A second aspect which merits closer consideration is the request made to the Court by the representative of the Italian Government in the course of the oral proceedings for the Italian Republic to be granted an extension of the time-limit for implementing the directive. In my opinion the Court cannot accede to that request, as the Court itself has also held in its recent judgment of 10 November 1981 in Cases 28 and 29/81 Commission v Italian Republic. The representative of the Iulian Government, at any rate if I have understood him correctly, emphasized, however, on this occasion, that he did not have especially in mind the time-limit which the Commission fixes in its reasoned opinion under Article 169 of the EEC Treaty with which the abovementioned judgments of the Court were particularly concerned.

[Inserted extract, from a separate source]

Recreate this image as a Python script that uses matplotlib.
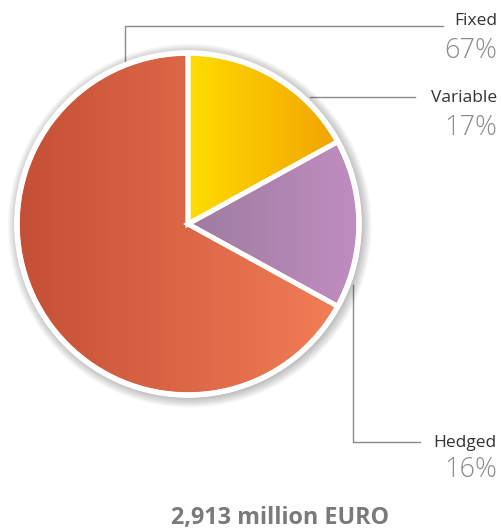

I am, however, of the opinion that it is a fortiori not within the powers of the Court to fix a further definitive time-limit for the implementation of the directive when confronted with an express provision on the subject contained in the directive itself. It is the task of the Court, in the context of this procedure, where the Commission has decided to bring the case before the Court after the expiry of the period laid down in the reasoned opinion, to find whether or not there has been a breach of an obligation under the Treaty. Where there has been a failure to implement a directive in good time all that is relevant, with regard to the point in time, is what is laid down on that matter in the directive itself. Only an alteration of the time-limit in the directive itself can be relevant in law for the purpose of the Court's decision as to whether or not there has been implementation within the prescribed period.
In conclusion I am of the opinion that the application of the Commission should be granted and the Italian Republic should be ordered to bear the costs of the case.